In a probate proceeding in which an action, inter alia, to recover damages for breach of a prenuptial agreement was transferred from the Supreme Court, Nassau County, to the Surrogate’s Court, Nassau County, Rose Carracino appeals from a decree of the Surrogate’s Court, Nassau County (Riordan, S.), dated August 13, 2009, which, upon an order of the same court dated March 30, 2009, granting Joseph J. Carracino’s motion for summary judgment dismissing the complaint and denying her cross motion for summary judgment on the complaint, in effect, dismissed the complaint.
Ordered that the decree is affirmed, with costs.

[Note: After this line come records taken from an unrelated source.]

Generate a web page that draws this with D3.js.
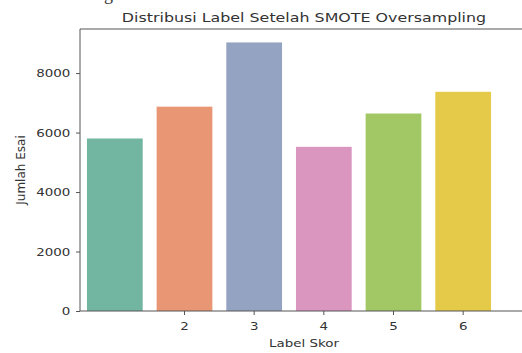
<!DOCTYPE html>
<html>
<head>
<meta charset="utf-8">
<script src="https://cdn.jsdelivr.net/npm/d3@7"></script>
<style>
  body { margin: 0; background: #fff; overflow: hidden; }
  text { font-family: "DejaVu Sans", sans-serif; fill: #333; }
</style>
</head>
<body>
<div id="chart"></div>
<script>
// data
const categories = ["1", "2", "3", "4", "5", "6"];
const counts = [5800, 6870, 9030, 5520, 6640, 7370];
const tickLabels = ["2", "3", "4", "5", "6"];
const yTicks = [0, 2000, 4000, 6000, 8000];
const palette = ["#66c2a5", "#fc8d62", "#8da0cb", "#e78ac3", "#a6d854", "#ffd92f"];

const W = 522, H = 353;
const margin = {top: 29, right: -6, bottom: 42, left: 80};
const plotW = W - margin.left - margin.right,
      plotH = H - margin.top - margin.bottom;
const stretch = 1.22; // horizontal text stretch of the screenshot

const svg = d3.select("#chart")
  .append("svg")
    .attr("width", W)
    .attr("height", H);

// bit of text from the page above the chart
svg.append("text")
  .attr("x", 104)
  .attr("y", 0)
  .style("font-family", "Liberation Serif, serif")
  .style("font-size", "18px")
  .text("g");

const g = svg.append("g")
  .attr("transform", `translate(${margin.left},${margin.top})`);

const x = d3.scaleBand()
  .domain(categories)
  .range([0, 418])
  .paddingInner(0.2)
  .paddingOuter(0.1);

const y = d3.scaleLinear()
  .domain([0, d3.max(counts) * 1.05])
  .range([plotH, 0]);

// seaborn style: palette at 0.75 saturation
const color = d3.scaleOrdinal()
  .domain(categories)
  .range(palette.map(c => { const h = d3.hsl(c); h.s *= 0.75; return h.formatHex(); }));

g.selectAll("rect.bar")
  .data(categories)
  .join("rect")
    .attr("class", "bar")
    .attr("x", d => x(d))
    .attr("width", x.bandwidth())
    .attr("y", (d, i) => y(counts[i]))
    .attr("height", (d, i) => plotH - y(counts[i]))
    .attr("fill", d => color(d));

// axes
const yAxis = g.append("g")
  .call(d3.axisLeft(y).tickValues(yTicks).tickSize(4).tickPadding(4).tickFormat(d3.format("d")));
yAxis.select(".domain").remove();
yAxis.selectAll("line").attr("stroke", "#555");
yAxis.selectAll("text")
  .style("font-size", "11px")
  .attr("transform", `scale(${stretch},1)`);

const xAxis = g.append("g")
  .attr("transform", `translate(0,${plotH})`)
  .call(d3.axisBottom(x).tickValues(categories.slice(1)).tickSize(4).tickPadding(7)
    .tickFormat((d, i) => tickLabels[i]));
xAxis.select(".domain").remove();
xAxis.selectAll("line").attr("stroke", "#555");
xAxis.selectAll("text")
  .style("font-size", "11px")
  .attr("transform", `scale(${stretch},1)`);

// spines
const frame = g.append("g")
  .attr("fill", "none")
  .attr("stroke", "#555")
  .attr("stroke-width", 1);
frame.append("line").attr("x1", 0).attr("x2", 0).attr("y1", 0).attr("y2", plotH);
frame.append("line").attr("x1", 0).attr("x2", plotW).attr("y1", 0).attr("y2", 0);
frame.append("line").attr("x1", 0).attr("x2", plotW).attr("y1", plotH).attr("y2", plotH);

// title and labels
svg.append("text")
  .attr("text-anchor", "middle")
  .attr("transform", `translate(${margin.left + plotW / 2},22) scale(${stretch},1)`)
  .style("font-size", "13px")
  .text("Distribusi Label Setelah SMOTE Oversampling");

svg.append("text")
  .attr("text-anchor", "middle")
  .attr("transform", `translate(${margin.left + plotW / 2},347) scale(${stretch},1)`)
  .style("font-size", "11px")
  .text("Label Skor");

svg.append("text")
  .attr("text-anchor", "middle")
  .attr("transform", `translate(25,${margin.top + plotH / 2}) rotate(-90)`)
  .style("font-size", "12px")
  .text("Jumlah Esai");
</script>
</body>
</html>
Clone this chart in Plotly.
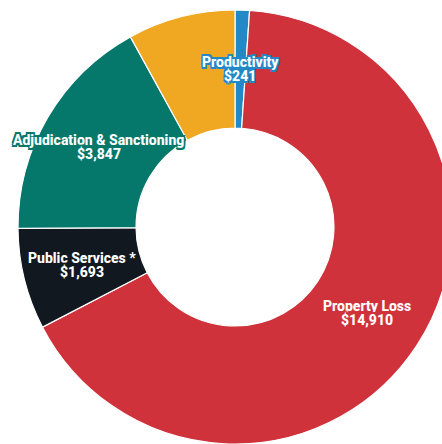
import math
import plotly.graph_objects as go

# Cost categories, listed clockwise from 12 o'clock
categories = ["Productivity", "Property Loss", "Public Services *",
              "Adjudication & Sanctioning", "Other"]
amounts = [241, 14910, 1693, 3847, 1800]
slice_colors = ["#2289C6", "#D0323B", "#121820", "#05776B", "#F0A823"]
show_label = [True, True, True, True, False]

W, H = 470, 454          # figure size in px
cx, cy, R = 235, 227, 217  # ring centre (from top-left) and outer radius, px
HOLE = 0.456


def outline(color, w=1.6):
    offs = [(-w, -w), (0, -w), (w, -w), (-w, 0), (w, 0), (-w, w), (0, w), (w, w)]
    return ", ".join(f"{dx}px {dy}px 0.5px {color}" for dx, dy in offs)


fig = go.Figure(go.Pie(
    labels=categories,
    values=amounts,
    sort=False,
    direction="clockwise",
    rotation=0,
    hole=HOLE,
    marker=dict(colors=slice_colors, line=dict(color="white", width=1.2)),
    textinfo="none",
    hoverinfo="label+value",
    domain=dict(x=[(cx - R) / W, (cx + R) / W],
                y=[(H - cy - R) / H, (H - cy + R) / H]),
))

# Two-line labels centred on each slice's mid-angle, halfway across the ring
total = sum(amounts)
r_mid = R * (1 + HOLE) / 2
start = 0.0
for name, val, col, show in zip(categories, amounts, slice_colors, show_label):
    frac = val / total
    theta = math.radians((start + frac / 2) * 360)
    start += frac
    if not show:
        continue
    x = (cx + r_mid * math.sin(theta)) / W
    y = (H - cy + r_mid * math.cos(theta)) / H
    font = dict(family="Roboto", size=14, color="white", weight=800,
                shadow=outline(col))
    for txt, shift in ((name, 7), (f"${val:,}", -7)):
        fig.add_annotation(x=x, y=y, xref="paper", yref="paper",
                           text=txt, showarrow=False, yshift=shift,
                           xanchor="center", yanchor="middle", font=font)

fig.update_layout(
    width=W, height=H,
    margin=dict(l=0, r=0, t=0, b=0),
    showlegend=False,
    paper_bgcolor="white",
    plot_bgcolor="white",
)

fig.write_html(
    "out.html",
    config={"displayModeBar": False},
    post_script="document.body.style.margin='0';"
                "document.body.style.overflow='hidden';"
                "document.documentElement.style.overflow='hidden';",
)
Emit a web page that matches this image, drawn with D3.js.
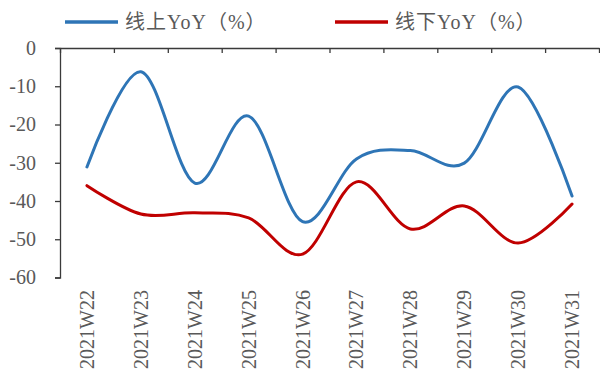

It is axiomatic that “[w]hen the terms of a written contract are clear and unambiguous, the intent of the parties must be found within the four corners of the contract, giving practical interpretation to the language employed and the parties’ reasonable expectations” (M & R Rockaway, LLC v SK Rockaway Real Estate Co., LLC, 74 AD3d 759, 759 [2010] [internal quotation marks and citations omitted]; see Slamow v Del Col, 174 AD2d 725, 726 [1991], affd 79 NY2d 1016 [1992]; Willsey v Gjuraj, 65 AD3d 1228, 1230 [2009]). Furthermore, “[a] written agreement that is complete, clear and unambiguous on its face must be enforced according to the plain meaning of its terms” (M & R Rockaway, LLC v SK Rockaway Real Estate Co., LLC, 74 AD3d at 759 [internal quotation marks and citations omitted]; see South Rd. Assoc., LLC v International Bus. Machs. Corp., 4 NY3d 272 [2005]; Greenfield v Philles Records, 98 NY2d 562 [2002]; W.W.W. Assoc. v Giancontieri, 77 NY2d 157 [1990]).
*1050Here, the prenuptial agreement was clear and unambiguous. There is no language in the agreement that states or can be construed to mean that the decedent was voluntarily obligating himself to purchase a mortgage life insurance policy for each and every home purchased by the parties throughout the duration of their marriage. “[Cjourts may not by construction add or excise terms, nor distort the meaning of those used and thereby make a new contract for the parties under the guise of interpreting the writing” (Lobacz v Lobacz, 72 AD3d 653, 654 [2010], quoting Willsey v Gjuraj, 65 AD3d at 1230; see Bailey v Fish & Neave, 8 NY3d 523, 528 [2007]; Vermont Teddy Bear Co. v 538 Madison Realty Co., 1 NY3d 470, 475 [2004]; Aivaliotis v Continental Broker-Dealer Corp., 30 AD3d 446, 447 [2006]). Contrary to the appellant’s contentions, the agreement specified that “upon their marriage,” the parties would become joint owners of either the decedent’s then-current residence located on Michel Avenue in South Farmingdale, or a replacement home that they were contemplating purchasing at the time of entering into the agreement, and that the decedent agreed to purchase a mortgage life insurance policy with respect to the Michel Avenue premises or the replacement property, if the replacement property was purchased. The appellant and the decedent did not purchase a replacement property, but continued to live in the Michel Avenue premises at the time of the marriage, and for three years thereafter. Pursuant to the terms of the agreement, the decedent’s obligation to procure mortgage life insurance did not extend to properties purchased after the sale of the Michel Avenue premises.
In addition, the appellant’s cause of action to recover damages for unjust enrichment was properly dismissed since the appellant’s claims are governed by a valid and enforceable agreement (see Marc Contr., Inc. v 39 Winfield Assoc., LLC, 63 AD3d 693, 695 [2009]; see also EBC I, Inc. v Goldman, Sachs & Co., 5 NY3d 11, 23 [2005]; State of New York v Barclays Bank of N.Y., 76 NY2d 533, 540 [1990]; Whitman Realty Group, Inc. v Galano, 41 AD3d 590, 593 [2007]). Skelos, J.P., Balkin, Eng and Austin, JJ., concur.